The politicization of ethnicity reinforce the internationalization of violence exacerbated by technological advancements ‘making us all vicarious spectators and participants responding with our sympathies and our prejudices,’ Tambiah (1989:433). The author proposed 3 overlapping scenarios of contemporary ethnic conflict. One is the erosion of niche equilibrium of a particular group with the inclusion of other ethnic groups of an otherwise ‘closed’ industry. This leads to the possible displacement or dispossession of the ‘specialized minority’. Another scenario is the domination of the majorities to satellite minorities in the periphery that leads the ethnic minorities to be potential secessionists. The third is the threat for retaliations and counteractions attempts to subordinate unranked and equal groups and to incorporate them unequally as inferior citizens.

Tambiah reiterated that ‘there is a universalizing and homogenizing trend’ that makes people of contemporary societies and countries alike by wanting the same material and social benefits of modernization.’ On the other hand, these people assert their claim to be different based on their ascriptive identity, linguistic difference, ethnic membership, and rights to the soil, and, they wanted that such differences ‘should be basis for the distribution of modern benefits and rewards.’

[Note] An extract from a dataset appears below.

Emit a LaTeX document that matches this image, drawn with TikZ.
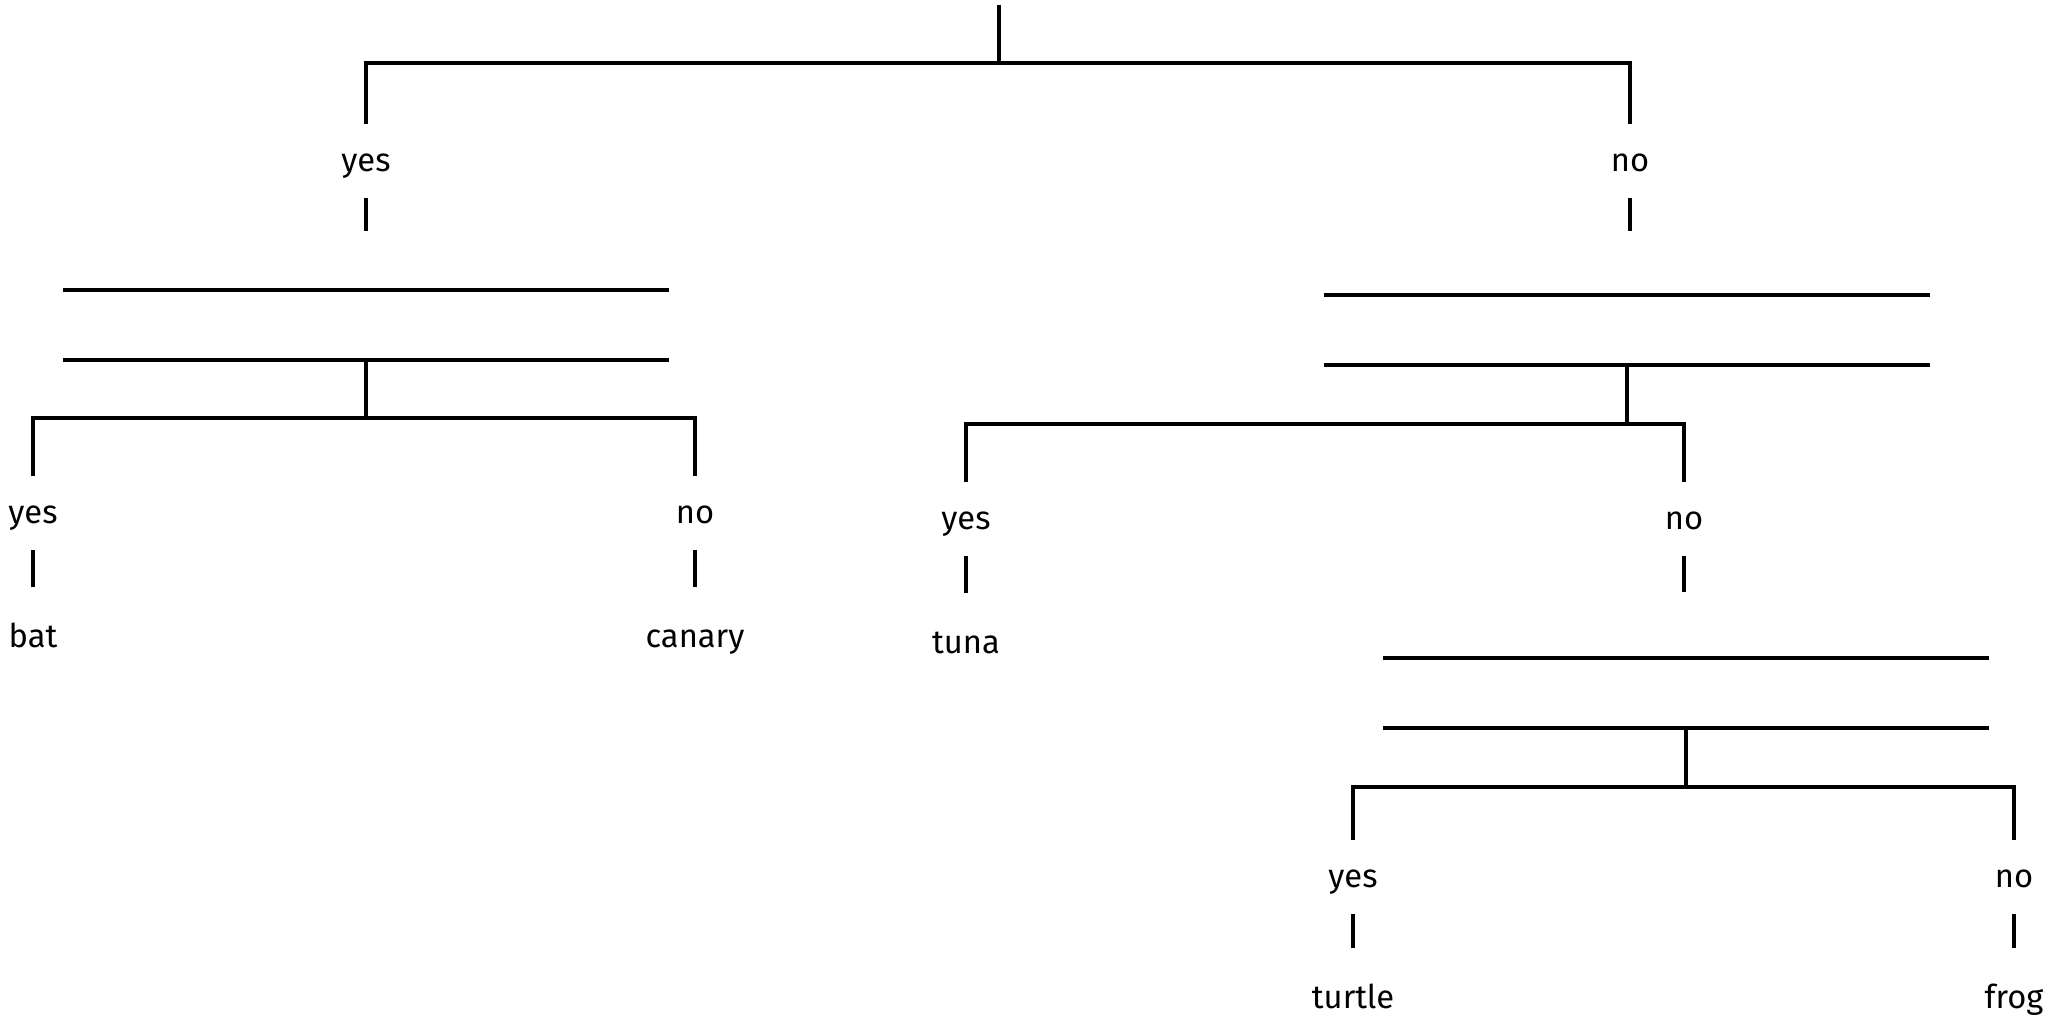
\documentclass[tikz,border=0pt]{standalone}
\usepackage{fontspec}
\setmainfont{Fira Sans}
\usetikzlibrary{positioning}

\tikzset{
  ans/.style={inner sep=0pt, minimum height=7mm, text height=2.5mm, text depth=0.5mm, font=\fontsize{9.3}{11}\selectfont},
  leaf/.style={inner xsep=0pt, inner ysep=3.3mm, text height=2.5mm, text depth=0mm, font=\fontsize{9.3}{11}\selectfont},
  qbox/.style={inner sep=0pt, minimum width=6.01cm, minimum height=6.6mm},
  qline/.style={line width=1.25pt},
}

\begin{document}
\begin{tikzpicture}[x=0.01cm, y=-0.01cm, line width=1.15pt]
\useasboundingbox (0,0) rectangle (2063,1020);
%%%%% Top split %%%%%
\coordinate (root) at (999,5);
\coordinate (rootbar) at (999,63);
\node[ans] (yesA) at (366,161) {yes};
\node[ans] (noA) at (1630,161) {no};
\draw (root) -- (rootbar);
\draw (yesA.north) |- (rootbar) -| (noA.north);

%%%%% Left branch %%%%%
\coordinate (tickA) at (366,231);
\node[qbox] (qA) at (366,325) {};
\coordinate (barA) at (366,418);
\node[ans] (yesB) at (33,513) {yes};
\node[ans] (noB) at (695,513) {no};
\node[leaf, below=3.7mm of yesB] (bat) {bat};
\node[leaf, below=3.7mm of noB] (canary) {canary};
\draw (yesA.south) -- (tickA);
\draw (qA.south) -- (barA);
\draw (yesB.north) |- (barA) -| (noB.north);
\draw (yesB.south) -- (bat.north);
\draw (noB.south) -- (canary.north);

%%%%% Right branch %%%%%
\coordinate (tickB) at (1630,231);
\node[qbox] (qB) at (1627,330) {};
\coordinate (barB) at (1627,424);
\node[ans] (yesC) at (966,519) {yes};
\node[ans] (noC) at (1684,519) {no};
\node[leaf, below=3.7mm of yesC] (tuna) {tuna};
\coordinate (tickC) at (1684,592);
\draw (noA.south) -- (tickB);
\draw (qB.south) -- (barB);
\draw (yesC.north) |- (barB) -| (noC.north);
\draw (yesC.south) -- (tuna.north);
\draw (noC.south) -- (tickC);

%%%%% Lower branch %%%%%
\node[qbox] (qC) at (1686,693) {};
\coordinate (barC) at (1686,787);
\node[ans] (yesD) at (1353,877) {yes};
\node[ans] (noD) at (2014,877) {no};
\node[leaf, below=3.4mm of yesD] (turtle) {turtle};
\node[leaf, below=3.4mm of noD] (frog) {frog};
\draw (qC.south) -- (barC);
\draw (yesD.north) |- (barC) -| (noD.north);
\draw (yesD.south) -- (turtle.north);
\draw (noD.south) -- (frog.north);

%%%%% Question lines %%%%%
\foreach \q in {qA,qB,qC}{
  \draw[qline] (\q.north west) -- (\q.north east) (\q.south west) -- (\q.south east);
}
\end{tikzpicture}
\end{document}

I was given an insight on the historical analogy on ethnicity and a picture of ethnic distributions to establish the existence of ethnic groups and the conditions why these groups are easily politicized. I support the stand of the author that, indeed, colonization has a part in the conception of ethnic conflict.

Along with modernization and progress, the concept of ethnicity is still changing and given new meanings and categories. Constant reinvention of labels and boundaries takes effect. Observations of these times reveal ethnic conflict coupled with the violence that comes with, of which, is inimical for the state and the people. Yet, these actions are inevitable and mechanisms are useful to cope with such times.